From mboxrd@z Thu Jan  1 00:00:00 1970
From: Benjamin Herrenschmidt <benh-XVmvHMARGAS8U2dJNN8I7kB+6BGkLq7r@public.gmane.org>
Subject: Re: suspend.c vs driver-model.txt
Date: Mon, 29 Jul 2002 19:55:56 +0200
Sender: acpi-devel-admin-5NWGOfrQmneRv+LV9MX5uipxlwaOVQ5f@public.gmane.org
Message-ID: <20020729175556.13645@192.168.4.1>
References: <20020729180037.GB1233@elf.ucw.cz>
Mime-Version: 1.0
Content-Type: text/plain; charset=US-ASCII
Content-Transfer-Encoding: 7bit
Return-path: <acpi-devel-admin-5NWGOfrQmneRv+LV9MX5uipxlwaOVQ5f@public.gmane.org>
In-Reply-To: <20020729180037.GB1233-I/5MKhXcvmPrBKCeMvbIDA@public.gmane.org>
Errors-To: acpi-devel-admin-5NWGOfrQmneRv+LV9MX5uipxlwaOVQ5f@public.gmane.org
List-Help: <mailto:acpi-devel-request-5NWGOfrQmneRv+LV9MX5utDmRdBvX5/5lLLH9aP38KF1pqr+6INuaA@public.gmane.org>
List-Post: <mailto:acpi-devel-5NWGOfrQmneRv+LV9MX5uipxlwaOVQ5f@public.gmane.org>
List-Subscribe: <https://lists.sourceforge.net/lists/listinfo/acpi-devel>,
	<mailto:acpi-devel-request-5NWGOfrQmneRv+LV9MX5utDmRdBvX5/5R9m/fhtKvoLKtGCp0j7rLg@public.gmane.org>
List-Unsubscribe: <https://lists.sourceforge.net/lists/listinfo/acpi-devel>,
	<mailto:acpi-devel-request-5NWGOfrQmneRv+LV9MX5utDmRdBvX5/5ji9XKYC2TYK4Io4DoRGLOrNAH6kLmebB@public.gmane.org>
List-Archive: <http://www.geocrawler.com/redir-sf.php3?list=acpi-devel>
To: Pavel Machek <pavel-AlSwsSmVLrQ@public.gmane.org>
Cc: Patrick Mochel <mochel-3NddpPZAyC0@public.gmane.org>, acpi-devel-pyega4qmqnRoyOMFzWx49A@public.gmane.org
List-Id: linux-acpi@vger.kernel.org

>What races can you see?

Well, existing PM callbacks aren't good enough :) they just don't
deal with dependencies properly.
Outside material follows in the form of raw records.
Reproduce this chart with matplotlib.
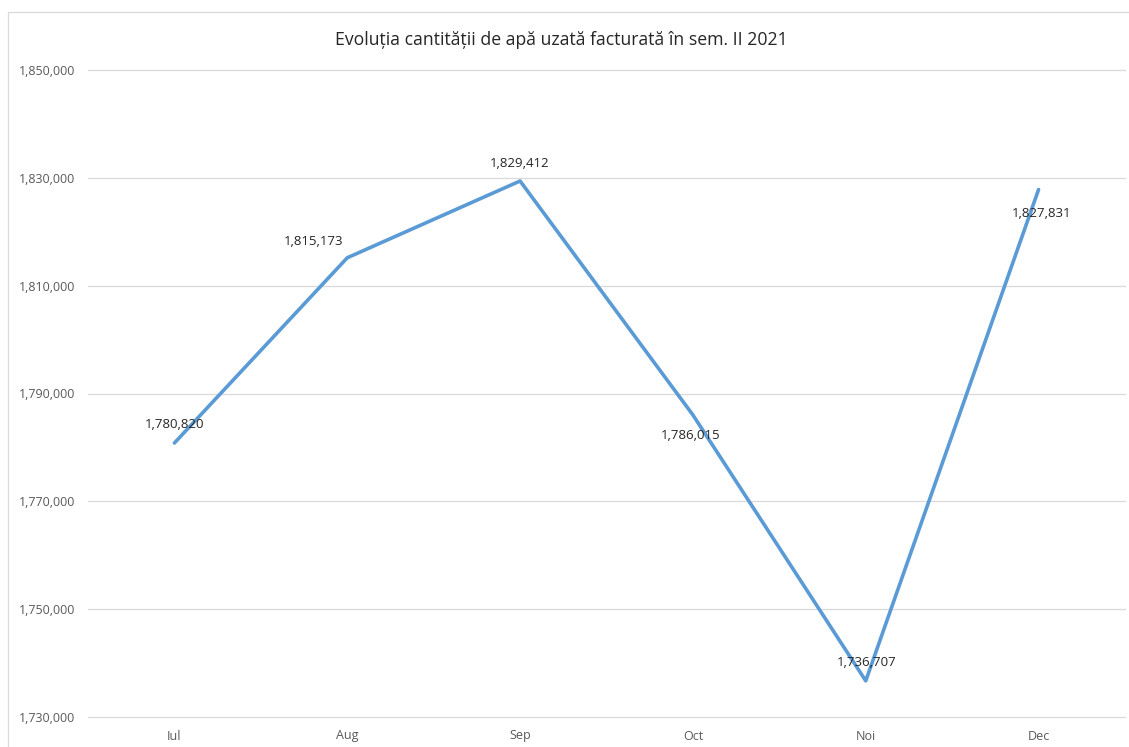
import matplotlib.pyplot as plt
from matplotlib.patches import Rectangle
from matplotlib.ticker import FuncFormatter

plt.rcParams['font.family'] = ['Open Sans', 'DejaVu Sans']

luni = ['Iul', 'Aug', 'Sep', 'Oct', 'Noi', 'Dec']
valori = [1780820, 1815173, 1829412, 1786015, 1736707, 1827831]
# decalaj etichete (pixeli) fata de punct
decalaje = [(0, 18), (-34, 16), (0, 18), (-2, -21), (1, 18), (3, -24)]
yticks = [1730000, 1750000, 1770000, 1790000, 1810000, 1830000, 1850000]

W, H = 1129, 747
fig = plt.figure(figsize=(W / 100, H / 100), dpi=100)
ax = fig.add_axes([88 / W, 1 - 717 / H, (1125 - 88) / W, (717 - 70) / H])

x = list(range(len(luni)))
ax.plot(x, valori, color='#5B9BD5', lw=2.6, solid_joinstyle='round', solid_capstyle='round', zorder=3)

for xi, v, (dx, dy) in zip(x, valori, decalaje):
    ax.annotate(f'{v:,}', (xi, v), xytext=(dx * 0.72, dy * 0.72), textcoords='offset points',
                ha='center', va='center', fontsize=9.5, color='#262626', zorder=4)

ax.set_xlim(-0.5, len(luni) - 0.5)
ax.set_ylim(yticks[0], yticks[-1])
ax.set_xticks(x)
ax.set_xticklabels(luni)
ax.set_yticks(yticks)
ax.yaxis.set_major_formatter(FuncFormatter(lambda v, p: f'{int(v):,}'))
ax.tick_params(axis='both', length=0, labelsize=9, labelcolor='#595959')
ax.tick_params(axis='y', pad=9.5)
ax.tick_params(axis='x', pad=9)
ax.grid(axis='y', color='#D9D9D9', lw=0.9)
for gl in ax.get_ygridlines():
    gl.set_clip_on(False)
ax.set_axisbelow(True)
for s in ax.spines.values():
    s.set_visible(False)

fig.text(561 / W, 1 - 40 / H, 'Evoluția cantității de apă uzată facturată în sem. II 2021',
         ha='center', va='center', fontsize=12.7, color='#262626')

# chenarul graficului
fig.patches.append(Rectangle((8 / W, -0.05), 1.2, 1 - 12 / H + 0.05, transform=fig.transFigure,
                             fill=False, edgecolor='#D9D9D9', lw=0.9))

fig.savefig('out.png', dpi=100)
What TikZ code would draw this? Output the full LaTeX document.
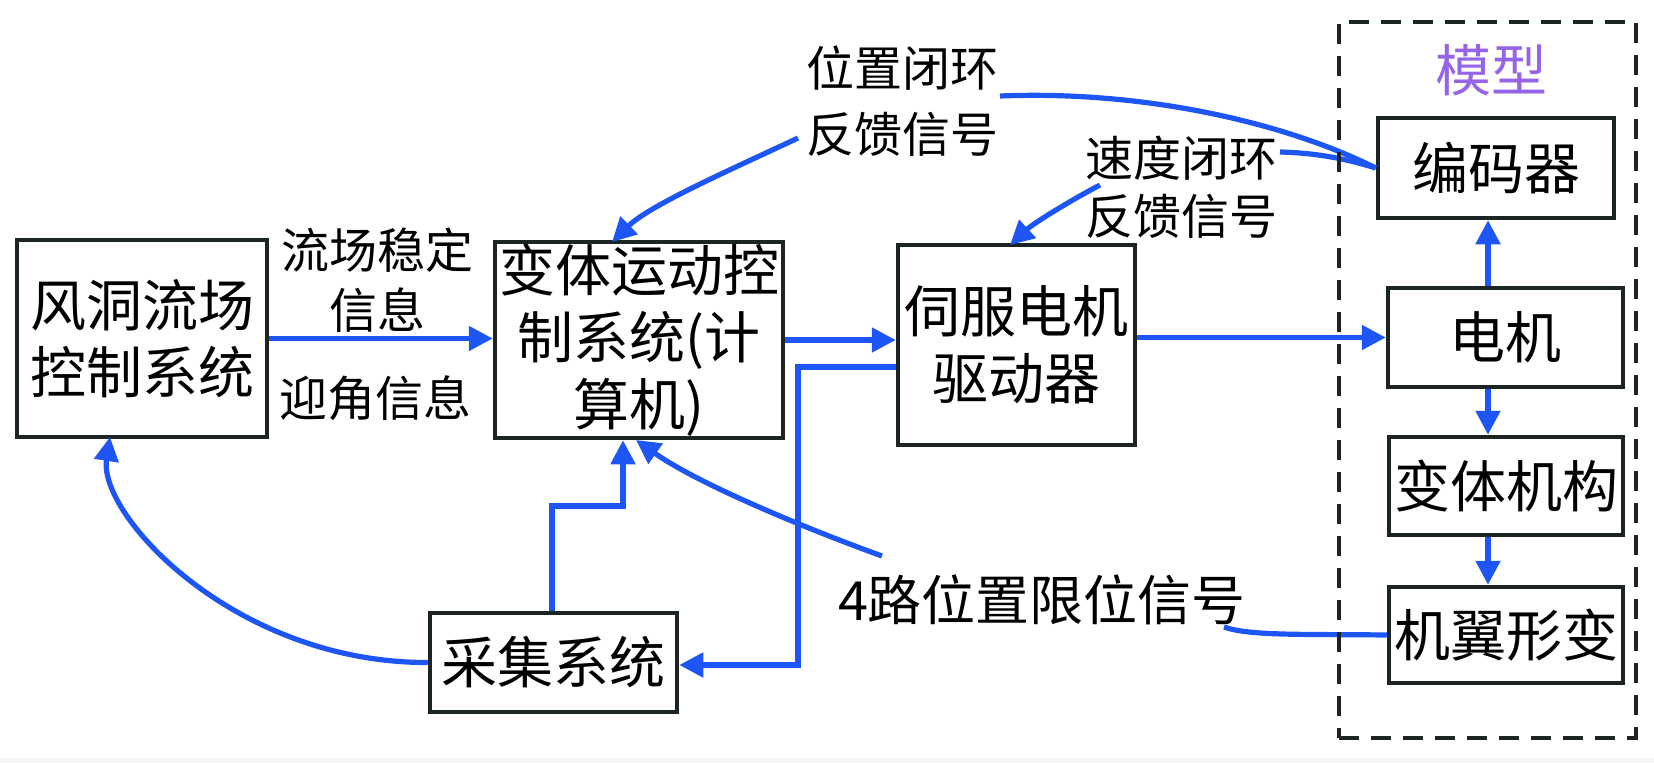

Also, they don't deal that well
with the need for drivers to trigger memory allocations and all
of the issues related to that we discussed during the BOF and
earlier.
driverfs bus-oriented ones would be better here in many regard,
especially since I beleive we found "correct" semantics for the
various steps of device save state & suspend.

>> The problem of saving to disk and of saving to memory (that is
>> machine sleep as I implement it on powerbooks today, RAM content
>> beeing preserved) is pretty similar.
>
>Actually it is quite different.
>
>Saving device state is common code, but suspend-to-ram can be done
>without scheduling, while you need to block for suspend-to-disk.

No. They end up beeing very similar. Suspend to RAM has to schedule
because some underlying device drivers will need to schedule to
properly block their queues as well.

I figured out in the Pmac implementation that I could actually let
the system schedule the whole time up to just before the very last
step of shutting down the CPU. Userland apps will simply block as
they rely on IOs for drivers that have been properly blocked, or
from swap while the swap device may be suspended, etc... CPU
intensive app would still work until it's very last timeslice is
used before suspend.

That's also how I got very fast wakeup times. Basically, processes
start again right away (well, just after a few really important things
like time are restored), and then drivers are kicked back into life,
asynchronously if possible, thus user processes that are blocked by
a given driver will come back to life normally.

>> So you really need to properly do the prepare/save/suspend steps
>> on all devices in proper bus ordering so that any device driver
>> has properly saved state information to memory (which may later
>> be saved to disk with suspend-to-disk) and has properly blocked
>> IO queues.
>> 
>> The specific case of the device which is used as a backstore
>> for the RAM save has to be dealt some specific way. 
>
>No it does not. I have half of RAM free, I just save-state, copy
>memory, continue devices, copy saved memory to swap.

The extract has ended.